Markets that have been beaten down by a strong US dollar and reduced foreign direct investment (FDI) have welcomed the developments of early 2023. China can now catch up for lost time on its Belt and Road Initiative, and stocks languishing in the shade of zero-COVID are pre-empting a new dawn.
Closer to home
Highlighting the perception that the Chinese market is today more attractive than three weeks ago, prominent Chinese vendors Fortescue Metals Group Ltd ASX:FMG (FMG) has climbed 9.5% in 2023, with BlueScope Steel Ltd ASX:BSL (BSL) being up 12.7% on the year.
Despite the risk that commodities are starting to heat up again, international crude benchmark spot Brent is up 2.5% on the year, and local and international stock markets have largely welcomed the return to normality.

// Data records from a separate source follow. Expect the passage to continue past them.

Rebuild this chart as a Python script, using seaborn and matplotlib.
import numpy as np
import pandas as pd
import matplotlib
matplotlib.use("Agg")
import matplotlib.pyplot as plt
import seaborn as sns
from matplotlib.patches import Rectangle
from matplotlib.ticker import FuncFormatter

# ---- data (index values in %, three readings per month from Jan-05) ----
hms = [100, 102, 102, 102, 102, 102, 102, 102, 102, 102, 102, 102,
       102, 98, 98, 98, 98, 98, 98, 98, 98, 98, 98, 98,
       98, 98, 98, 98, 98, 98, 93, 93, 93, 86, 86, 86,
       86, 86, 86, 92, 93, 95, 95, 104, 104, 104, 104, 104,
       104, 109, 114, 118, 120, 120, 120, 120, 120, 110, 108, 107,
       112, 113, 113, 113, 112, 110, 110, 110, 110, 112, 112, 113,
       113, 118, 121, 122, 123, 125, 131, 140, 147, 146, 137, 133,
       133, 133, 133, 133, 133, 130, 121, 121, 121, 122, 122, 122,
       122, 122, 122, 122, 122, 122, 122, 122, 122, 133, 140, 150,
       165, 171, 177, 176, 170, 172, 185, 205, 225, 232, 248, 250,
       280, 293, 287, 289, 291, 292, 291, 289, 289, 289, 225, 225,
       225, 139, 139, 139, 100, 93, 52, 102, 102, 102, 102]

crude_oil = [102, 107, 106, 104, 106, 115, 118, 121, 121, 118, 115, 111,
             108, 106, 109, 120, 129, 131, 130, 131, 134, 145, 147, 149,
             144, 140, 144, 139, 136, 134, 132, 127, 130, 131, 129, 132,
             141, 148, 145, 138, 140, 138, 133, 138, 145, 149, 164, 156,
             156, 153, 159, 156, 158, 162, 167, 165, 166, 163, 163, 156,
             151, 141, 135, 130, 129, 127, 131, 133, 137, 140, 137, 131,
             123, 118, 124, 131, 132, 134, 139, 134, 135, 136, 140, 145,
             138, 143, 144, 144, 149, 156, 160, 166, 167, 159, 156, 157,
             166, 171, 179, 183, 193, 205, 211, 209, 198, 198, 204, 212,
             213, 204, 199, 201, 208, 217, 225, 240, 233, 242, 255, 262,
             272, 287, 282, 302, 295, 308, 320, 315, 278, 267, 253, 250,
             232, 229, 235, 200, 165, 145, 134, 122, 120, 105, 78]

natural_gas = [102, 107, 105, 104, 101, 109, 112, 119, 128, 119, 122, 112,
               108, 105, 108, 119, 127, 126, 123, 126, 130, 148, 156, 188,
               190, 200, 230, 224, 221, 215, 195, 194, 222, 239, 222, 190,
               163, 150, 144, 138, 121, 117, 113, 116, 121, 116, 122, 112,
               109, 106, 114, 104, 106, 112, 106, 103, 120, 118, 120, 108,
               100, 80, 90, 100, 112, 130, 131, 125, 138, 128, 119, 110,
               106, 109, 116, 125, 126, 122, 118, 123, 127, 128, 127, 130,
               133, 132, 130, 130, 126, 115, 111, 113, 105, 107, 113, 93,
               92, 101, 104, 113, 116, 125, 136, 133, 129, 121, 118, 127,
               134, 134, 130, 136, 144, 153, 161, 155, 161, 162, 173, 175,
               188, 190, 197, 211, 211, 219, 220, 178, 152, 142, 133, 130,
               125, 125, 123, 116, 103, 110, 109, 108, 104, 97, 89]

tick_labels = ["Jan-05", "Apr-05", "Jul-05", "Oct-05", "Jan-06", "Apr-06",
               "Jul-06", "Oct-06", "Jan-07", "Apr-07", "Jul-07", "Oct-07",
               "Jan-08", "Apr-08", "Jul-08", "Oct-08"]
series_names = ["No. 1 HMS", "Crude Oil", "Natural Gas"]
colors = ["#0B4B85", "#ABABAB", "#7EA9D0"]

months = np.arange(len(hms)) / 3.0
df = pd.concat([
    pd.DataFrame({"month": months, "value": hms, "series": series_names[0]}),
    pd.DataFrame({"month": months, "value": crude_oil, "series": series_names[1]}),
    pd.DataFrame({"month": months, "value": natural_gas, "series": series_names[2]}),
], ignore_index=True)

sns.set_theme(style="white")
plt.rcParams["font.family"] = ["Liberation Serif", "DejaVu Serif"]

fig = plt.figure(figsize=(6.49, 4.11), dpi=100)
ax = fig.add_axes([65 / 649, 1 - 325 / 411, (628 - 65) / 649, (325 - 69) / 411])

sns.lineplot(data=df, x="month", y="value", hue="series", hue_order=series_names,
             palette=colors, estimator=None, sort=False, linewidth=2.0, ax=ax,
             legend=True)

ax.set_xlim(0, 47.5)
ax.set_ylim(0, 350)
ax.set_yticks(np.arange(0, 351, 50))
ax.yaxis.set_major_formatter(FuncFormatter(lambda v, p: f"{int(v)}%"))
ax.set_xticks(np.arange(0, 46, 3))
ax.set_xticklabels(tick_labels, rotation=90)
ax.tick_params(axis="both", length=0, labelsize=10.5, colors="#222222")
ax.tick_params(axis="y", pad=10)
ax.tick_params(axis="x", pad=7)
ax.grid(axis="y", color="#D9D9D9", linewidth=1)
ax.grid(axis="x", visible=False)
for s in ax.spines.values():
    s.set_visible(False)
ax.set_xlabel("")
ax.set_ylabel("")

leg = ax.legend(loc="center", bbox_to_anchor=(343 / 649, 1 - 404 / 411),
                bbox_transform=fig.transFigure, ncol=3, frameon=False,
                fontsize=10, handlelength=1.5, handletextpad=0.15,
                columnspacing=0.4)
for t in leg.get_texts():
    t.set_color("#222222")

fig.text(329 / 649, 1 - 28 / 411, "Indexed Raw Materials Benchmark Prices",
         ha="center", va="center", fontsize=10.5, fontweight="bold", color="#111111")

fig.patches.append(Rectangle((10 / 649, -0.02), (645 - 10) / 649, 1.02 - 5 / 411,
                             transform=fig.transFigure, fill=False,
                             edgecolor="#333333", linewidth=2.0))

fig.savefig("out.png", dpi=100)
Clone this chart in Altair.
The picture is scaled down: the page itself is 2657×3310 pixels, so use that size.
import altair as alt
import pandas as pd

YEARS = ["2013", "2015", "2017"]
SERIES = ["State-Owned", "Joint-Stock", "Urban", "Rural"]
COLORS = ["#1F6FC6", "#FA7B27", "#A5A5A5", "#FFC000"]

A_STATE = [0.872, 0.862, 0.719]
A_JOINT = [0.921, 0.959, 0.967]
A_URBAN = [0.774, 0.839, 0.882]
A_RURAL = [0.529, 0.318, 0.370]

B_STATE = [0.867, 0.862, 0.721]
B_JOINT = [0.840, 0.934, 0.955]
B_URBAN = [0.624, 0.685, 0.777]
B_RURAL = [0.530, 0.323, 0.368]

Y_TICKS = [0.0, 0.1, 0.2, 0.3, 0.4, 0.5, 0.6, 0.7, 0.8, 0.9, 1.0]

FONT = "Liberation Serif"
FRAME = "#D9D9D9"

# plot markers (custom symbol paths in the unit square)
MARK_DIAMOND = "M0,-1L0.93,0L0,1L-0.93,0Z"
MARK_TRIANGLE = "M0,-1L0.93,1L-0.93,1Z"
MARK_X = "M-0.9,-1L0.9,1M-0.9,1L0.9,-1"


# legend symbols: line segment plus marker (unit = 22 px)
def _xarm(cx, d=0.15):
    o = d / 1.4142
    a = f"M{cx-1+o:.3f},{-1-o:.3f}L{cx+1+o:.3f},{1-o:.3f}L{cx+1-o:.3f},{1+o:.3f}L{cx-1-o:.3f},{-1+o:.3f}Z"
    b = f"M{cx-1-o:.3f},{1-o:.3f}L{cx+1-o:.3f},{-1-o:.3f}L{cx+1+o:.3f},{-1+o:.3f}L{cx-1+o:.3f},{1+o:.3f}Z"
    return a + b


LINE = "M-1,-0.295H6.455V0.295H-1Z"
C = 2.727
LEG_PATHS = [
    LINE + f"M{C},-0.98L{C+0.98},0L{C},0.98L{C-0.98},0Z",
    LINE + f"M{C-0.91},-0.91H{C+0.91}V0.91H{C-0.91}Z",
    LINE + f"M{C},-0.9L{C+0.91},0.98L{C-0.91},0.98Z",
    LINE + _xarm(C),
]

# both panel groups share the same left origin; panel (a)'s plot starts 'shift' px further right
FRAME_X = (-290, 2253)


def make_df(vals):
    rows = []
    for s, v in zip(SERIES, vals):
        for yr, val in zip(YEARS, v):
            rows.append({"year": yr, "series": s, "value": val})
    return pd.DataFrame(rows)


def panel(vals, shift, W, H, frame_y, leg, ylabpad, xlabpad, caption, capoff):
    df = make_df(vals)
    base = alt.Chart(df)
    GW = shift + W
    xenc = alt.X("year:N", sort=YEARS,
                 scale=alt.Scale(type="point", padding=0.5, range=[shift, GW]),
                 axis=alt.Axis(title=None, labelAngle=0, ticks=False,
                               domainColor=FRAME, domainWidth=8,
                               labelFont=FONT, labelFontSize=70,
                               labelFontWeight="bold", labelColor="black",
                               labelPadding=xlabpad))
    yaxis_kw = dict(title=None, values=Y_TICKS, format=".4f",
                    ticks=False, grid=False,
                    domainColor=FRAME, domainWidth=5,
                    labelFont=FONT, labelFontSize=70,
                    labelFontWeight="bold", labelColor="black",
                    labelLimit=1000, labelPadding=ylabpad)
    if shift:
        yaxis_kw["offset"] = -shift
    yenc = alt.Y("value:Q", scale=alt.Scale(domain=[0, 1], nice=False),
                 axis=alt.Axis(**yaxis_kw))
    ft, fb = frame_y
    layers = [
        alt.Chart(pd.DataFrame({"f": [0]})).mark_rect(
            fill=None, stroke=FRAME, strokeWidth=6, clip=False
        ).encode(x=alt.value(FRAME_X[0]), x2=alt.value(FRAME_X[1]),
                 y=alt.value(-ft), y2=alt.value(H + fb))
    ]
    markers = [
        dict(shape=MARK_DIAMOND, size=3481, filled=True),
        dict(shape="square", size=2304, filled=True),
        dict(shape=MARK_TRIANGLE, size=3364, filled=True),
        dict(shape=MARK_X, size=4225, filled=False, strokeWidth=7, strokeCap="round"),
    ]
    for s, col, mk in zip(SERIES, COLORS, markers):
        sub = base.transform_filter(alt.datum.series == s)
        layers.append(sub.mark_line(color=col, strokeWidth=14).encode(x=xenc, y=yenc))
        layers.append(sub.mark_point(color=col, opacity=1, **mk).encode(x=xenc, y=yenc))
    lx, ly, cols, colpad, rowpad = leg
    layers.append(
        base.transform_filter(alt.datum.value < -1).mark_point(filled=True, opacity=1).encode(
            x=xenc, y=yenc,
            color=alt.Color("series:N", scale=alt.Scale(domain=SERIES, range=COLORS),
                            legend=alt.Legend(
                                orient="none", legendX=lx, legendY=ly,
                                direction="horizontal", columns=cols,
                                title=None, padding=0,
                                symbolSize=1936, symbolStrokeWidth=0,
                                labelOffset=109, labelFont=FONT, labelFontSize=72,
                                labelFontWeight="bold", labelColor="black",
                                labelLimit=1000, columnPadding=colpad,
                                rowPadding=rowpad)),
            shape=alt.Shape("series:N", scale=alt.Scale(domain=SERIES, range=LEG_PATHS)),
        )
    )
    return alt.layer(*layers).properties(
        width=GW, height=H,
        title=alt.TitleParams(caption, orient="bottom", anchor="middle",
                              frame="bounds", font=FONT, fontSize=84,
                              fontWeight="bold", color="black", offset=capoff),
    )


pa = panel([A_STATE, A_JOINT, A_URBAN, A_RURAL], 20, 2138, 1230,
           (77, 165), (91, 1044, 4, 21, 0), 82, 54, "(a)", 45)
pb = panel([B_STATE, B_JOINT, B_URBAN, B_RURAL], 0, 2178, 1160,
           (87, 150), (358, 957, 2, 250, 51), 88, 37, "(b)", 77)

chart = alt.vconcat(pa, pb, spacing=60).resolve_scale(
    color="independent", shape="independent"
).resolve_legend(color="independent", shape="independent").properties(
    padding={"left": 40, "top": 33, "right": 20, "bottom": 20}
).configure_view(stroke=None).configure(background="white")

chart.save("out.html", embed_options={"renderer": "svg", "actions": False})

Chinese and, by extension, Australian stocks have welcomed the new year with zeal. The reopening of Chinese markets has done wonders for the mood across all emerging markets and even our own.
The general undercurrent of a strong Chinese consumer may even be enough to overcome a hot CPI reading on Wednesday but possibly not a dour GDP reading out of the US later in the day.
The broad uplift in emerging markets is yet to crystallise into earnings, and a few stocks will fall by the wayside in the coming months. For now, many are basking in the light cast by a resurgent China.